Transport layer protocol (TCP) is used to avoid the congestion in the network by controlling the rate at which the source inject traffic to the network. In order to control their internal buffers and avoid overflow, the intermediate routers of a network send control signals (feedbacks). The source adjusts its transmission rate accordingly. Different control signals have proposed in the literature but the most widely used is performed by dropping the packet. When a packet is dropped, the source does not receive it acknowledgement and is notified of congestion at the network. Active queue management (AQM) is referred to the technique where intermediate routers by employing that can control and stabilize their internal routers and avoid network congestion. In many cases, an AQM technique defines the decision algorithm for dropping the packets of a source. In this paper, we consider the AQM in the network with one wireless access link.
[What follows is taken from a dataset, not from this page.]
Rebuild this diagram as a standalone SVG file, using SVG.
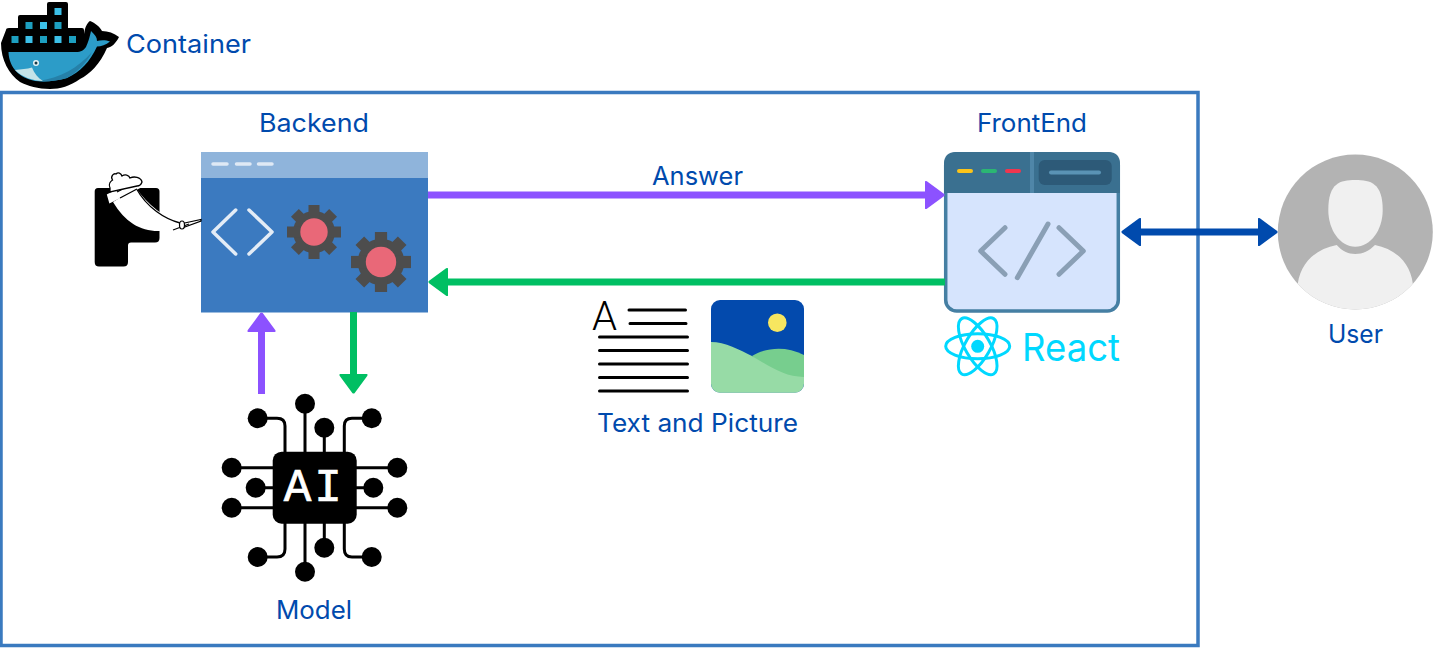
<svg xmlns="http://www.w3.org/2000/svg" width="1434" height="649" viewBox="0 0 1434 649">
<style>
.lbl{font-family:"Inter","Open Sans","Liberation Sans",sans-serif;font-size:25px;fill:#004aad}
.conn{fill:none;stroke-width:7}
.wire{fill:none;stroke:#000;stroke-width:3}
.doc{stroke:#000;stroke-width:3;stroke-linecap:round}
.box1{fill:#3cc0e8}.box2{fill:#1d9fc0}
.ui{fill:none;stroke-linecap:round;stroke-linejoin:round}
</style>
<defs>
<marker id="hp" markerUnits="userSpaceOnUse" markerWidth="24" markerHeight="34" refX="0" refY="0" orient="auto-start-reverse" viewBox="0 -17 24 34"><path d="M1-12.500L18 0L1 12.500Z" fill="#8c52ff" stroke="#8c52ff" stroke-width="3" stroke-linejoin="round"/></marker>
<marker id="hg" markerUnits="userSpaceOnUse" markerWidth="24" markerHeight="34" refX="0" refY="0" orient="auto-start-reverse" viewBox="0 -17 24 34"><path d="M1-12.500L18 0L1 12.500Z" fill="#00bf63" stroke="#00bf63" stroke-width="3" stroke-linejoin="round"/></marker>
<marker id="hb" markerUnits="userSpaceOnUse" markerWidth="24" markerHeight="34" refX="0" refY="0" orient="auto-start-reverse" viewBox="0 -17 24 34"><path d="M1-12.500L18 0L1 12.500Z" fill="#004aad" stroke="#004aad" stroke-width="3" stroke-linejoin="round"/></marker>
<g id="gear">
<circle r="21" fill="#4d4d4d"/>
<g fill="#4d4d4d">
<rect x="-5.500" y="-27" width="11" height="54"/>
<rect x="-5.500" y="-27" width="11" height="54" transform="rotate(45)"/>
<rect x="-5.500" y="-27" width="11" height="54" transform="rotate(90)"/>
<rect x="-5.500" y="-27" width="11" height="54" transform="rotate(135)"/>
</g>
<circle r="13.700" fill="#e96878"/>
</g>
<clipPath id="userClip"><circle cx="1355.300" cy="232" r="77.500"/></clipPath>
<clipPath id="picClip"><rect x="711" y="300" width="93" height="92.700" rx="9"/></clipPath>
</defs>
<rect width="1434" height="649" fill="#fff"/>

<g id="container-frame"><rect x="1" y="92.500" width="1197" height="553" fill="none" stroke="#3a7abf" stroke-width="3.500"/></g>

<g id="docker">
<path d="M1 43L6 30Q6 28 9 28H18V17Q18 15 20 15H47V4Q47 2 49 2H66Q68 2 68 4V28H82Q84 28 84 30V34C85 27 87 23 90 21C95 23 100 27 102 31C108 31 114 33 119 37C116 43 112 47 107 48C100 64 90 74 80 79C70 86 60 89 50 89C38 89 28 86 20 82C9 74 1 60 1 43Z" fill="#000"/>
<g>
<rect class="box1" x="54.500" y="8" width="7" height="7"/>
<rect class="box2" x="25.500" y="22" width="7" height="7"/>
<rect class="box1" x="40" y="22" width="7" height="7"/>
<rect class="box2" x="54.500" y="22" width="7" height="7"/>
<rect class="box2" x="11.500" y="36" width="7" height="7"/>
<rect class="box1" x="25.500" y="36" width="7" height="7"/>
<rect class="box2" x="40" y="36" width="7" height="7"/>
<rect class="box1" x="54.500" y="36" width="7" height="7"/>
<rect class="box2" x="69" y="36" width="7" height="7"/>
</g>
<path d="M8.500 52H76C81 52 84 50 86 47C88 43 90 36 91 31C95 35 97 37 97 41C101 40 106 40 110 41.500C106 45 101 46.500 97 46.500C90 62 80 72 67 78C57 81 45 82 35 81C20 78 9 68 8.500 52Z" fill="#2c9cc8"/>
<path d="M92 52C87 62 79 71 67 78C57 81 45 82 38 81C60 78 78 68 92 52Z" fill="#2580a8"/>
<path d="M15 70C21 69 27 69 32 67.500C34 73 38 78 43 81C33 81 22 77 15 70Z" fill="#c4e3e8"/>
<circle cx="36" cy="63" r="3" fill="#e8f4f6"/><circle cx="36" cy="63" r="1.500" fill="#143a48"/>
</g>
<text class="lbl" x="126" y="53" textLength="125" lengthAdjust="spacingAndGlyphs">Container</text>

<g id="backend">
<rect x="201" y="152" width="227" height="160.500" fill="#3b7ac0"/>
<rect x="201" y="152" width="227" height="26" fill="#8fb4db"/>
<path class="ui" d="M213 164H227M236.500 164H250M258.500 164H272" stroke="#dfe9f5" stroke-width="3.500"/>
<path class="ui" d="M235.700 210L213 232L235.700 254M249 210L272 232L249 254" stroke="#e3ecf6" stroke-width="3.500"/>
<use href="#gear" x="314" y="232"/>
<use href="#gear" transform="translate(381 262) scale(1.110)"/>
<text class="lbl" x="259" y="132" textLength="110" lengthAdjust="spacingAndGlyphs">Backend</text>
</g>

<g id="flask">
<path d="M98 188H156Q159.500 188 159.500 191.500V238Q159.500 242.500 155 242.500H131Q128 242.500 128 245.500V262Q128 266.500 123.500 266.500H99Q94.700 266.500 94.700 262V191.500Q94.700 188 98 188Z" fill="#000"/>
<path d="M113 202C125 222 140 231 158 231L173 231L181 226L180 223C165 218 148 205 136 188Z" fill="#fff"/>
<path d="M136 188C147 208 165 219 180 223" fill="none" stroke="#000" stroke-width="1.300"/>
<path d="M108 195L140 180L142 186L110 202Z" fill="#fff" stroke="#fff" stroke-width="2"/>
<path d="M117 192L133 183.500M120 198L137 189" fill="none" stroke="#000" stroke-width="1.300"/>
<path d="M110 188C108 184 111 181 112.500 180C110 176 114 173 116 174C118 172 121 173 122 176C125 174 129 175 130 178C134 176 141 177 142 182C141 185 139 186 137 186L110 192Z" fill="#fff" stroke="#000" stroke-width="1.300"/>
<path d="M180 224L201 219.500L201 221L182 228Z" fill="#fff" stroke="#000" stroke-width="1.200"/>
<path d="M173 230L189 224" fill="none" stroke="#000" stroke-width="1.200"/>
<ellipse cx="182" cy="225" rx="2.500" ry="4" fill="#fff" stroke="#000" stroke-width="1.200"/>
</g>

<g id="frontend">
<rect x="945.700" y="153.700" width="172.600" height="157.300" rx="11" fill="#d6e4fd" stroke="#457fa3" stroke-width="3.500"/>
<path d="M944 193V164Q944 152 956 152H1108Q1120 152 1120 164V193Z" fill="#3a7090"/>
<rect x="1030" y="152" width="4" height="41" fill="#4f86a8"/>
<rect x="1038.700" y="160" width="73" height="25" rx="6" fill="#2d5a78"/>
<path class="ui" d="M1051 172.500H1099" stroke="#5a93b5" stroke-width="4"/>
<path class="ui" d="M959 171H971" stroke="#fcc419" stroke-width="4"/>
<path class="ui" d="M983 171H995" stroke="#2bb673" stroke-width="4"/>
<path class="ui" d="M1007 171H1019" stroke="#f0364f" stroke-width="4"/>
<path class="ui" d="M1005 227.700L980.700 251L1005 274.300M1048 224L1017.300 277.700M1059 227.700L1083.300 251L1059 274.300" stroke="#8a9fb5" stroke-width="5"/>
<text class="lbl" x="977" y="132" textLength="110" lengthAdjust="spacingAndGlyphs">FrontEnd</text>
</g>

<g id="react">
<g fill="none" stroke="#00d8ff" stroke-width="3">
<ellipse cx="977.700" cy="346.300" rx="32" ry="12.500"/>
<ellipse cx="977.700" cy="346.300" rx="32" ry="12.500" transform="rotate(60 977.700 346.300)"/>
<ellipse cx="977.700" cy="346.300" rx="32" ry="12.500" transform="rotate(120 977.700 346.300)"/>
</g>
<circle cx="977.700" cy="346.300" r="6.500" fill="#00d8ff"/>
<text x="1022" y="361" font-family="Inter,'Open Sans',sans-serif" font-size="38" font-weight="400" fill="#00d8ff" textLength="98" lengthAdjust="spacingAndGlyphs">React</text>
</g>

<g id="user">
<circle cx="1355.300" cy="232" r="77.500" fill="#b3b3b3"/>
<path d="M1355.300 180C1340 180 1328.300 183 1328.300 210C1328.300 230 1340 246.700 1355.300 246.700C1370.700 246.700 1382.700 230 1382.700 210C1382.700 183 1370.700 180 1355.300 180Z" fill="#f0f0f0"/>
<path clip-path="url(#userClip)" d="M1336.700 245C1342 251 1348 254 1355.300 254C1363 254 1369 251 1375 245C1396 249 1413 264 1413.300 290V320H1297.300V290C1298 264 1315 249 1336.700 245Z" fill="#f0f0f0"/>
<text class="lbl" x="1328" y="343" textLength="55" lengthAdjust="spacingAndGlyphs">User</text>
</g>

<g id="model">
<g class="wire">
<path d="M257.700 418.300H277Q285 418.300 285 426V452"/>
<path d="M371.700 418.300H352Q344.300 418.300 344.300 426V452"/>
<path d="M305 403.700V452M324.300 427.700V452"/>
<path d="M231.700 467.700H273M255.700 487.700H273M231.700 507.700H273"/>
<path d="M397.300 467.700H356M373.300 487.700H356M397.300 507.700H356"/>
<path d="M257.700 557H277Q285 557 285 549V523"/>
<path d="M371.700 557H352Q344.300 557 344.300 549V523"/>
<path d="M305 571.700V523M324.300 547.700V523"/>
</g>
<rect x="272.700" y="451.700" width="84" height="72" rx="9" fill="#000"/>
<g fill="#000">
<circle cx="305" cy="403.700" r="10"/><circle cx="257.700" cy="418.300" r="10"/><circle cx="324.300" cy="427.700" r="10"/><circle cx="371.700" cy="418.300" r="10"/>
<circle cx="231.700" cy="467.700" r="10"/><circle cx="255.700" cy="487.700" r="10"/><circle cx="231.700" cy="507.700" r="10"/>
<circle cx="397.300" cy="467.700" r="10"/><circle cx="373.300" cy="487.700" r="10"/><circle cx="397.300" cy="507.700" r="10"/>
<circle cx="257.700" cy="557" r="10"/><circle cx="324.300" cy="547.700" r="10"/><circle cx="371.700" cy="557" r="10"/><circle cx="305" cy="571.700" r="10"/>
</g>
<text x="297.500 328" y="501" font-family="'Liberation Mono',monospace" font-size="46" fill="#fff" stroke="#fff" stroke-width="0.700" text-anchor="middle">AI</text>
<text class="lbl" x="276" y="619" textLength="76" lengthAdjust="spacingAndGlyphs">Model</text>
</g>

<g id="text-and-picture">
<text x="592" y="330" font-family="Roboto,'Liberation Sans',sans-serif" font-size="40" font-weight="300" fill="#000">A</text>
<path class="doc" d="M629 310H685.500M630 323.500H686M599.500 337H687.500M599.500 350.500H687.500M599.500 364H687.500M599.500 377.500H687.500M599.500 391H687.500" fill="none"/>
<g clip-path="url(#picClip)">
<rect x="711" y="300" width="93" height="92.700" fill="#034aad"/>
<path d="M752 356C765 348 785 345 804 355V380H780Z" fill="#77ce8e"/>
<path d="M711 342C725 342 740 350 752 356C770 367 785 377 804 377V393H711Z" fill="#97dba6"/>
<circle cx="777.300" cy="322.700" r="9.300" fill="#f7e660"/>
</g>
<text class="lbl" x="597" y="432" textLength="201" lengthAdjust="spacingAndGlyphs">Text and Picture</text>
</g>

<g id="connectors">
<path class="conn" d="M428 195H925" stroke="#8c52ff" marker-end="url(#hp)"/>
<path class="conn" d="M945 282H448" stroke="#00bf63" marker-end="url(#hg)"/>
<path class="conn" d="M261.500 394V332" stroke="#8c52ff" marker-end="url(#hp)"/>
<path class="conn" d="M353.500 312V374" stroke="#00bf63" marker-end="url(#hg)"/>
<path class="conn" d="M1141 232H1258" stroke="#004aad" marker-start="url(#hb)" marker-end="url(#hb)"/>
</g>
<text class="lbl" x="652" y="185" textLength="91" lengthAdjust="spacingAndGlyphs">Answer</text>
</svg>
Active queue management is more complicated in the wireless networks than that in wired ones due to the changes in the link capacity and packet erasure in the communication channel. The main contribution of our study is to design a robust queue management based on two degree of freedom internal model control for a network consisting of a wireless link with variable capacity, packet loss, and large delay. Simulation results validate the analytical results through which it is proved that the procedure not only can restrict the fluctuations caused by the fading and packet error rate but also can control the queue length in the case of variation in the number of the users.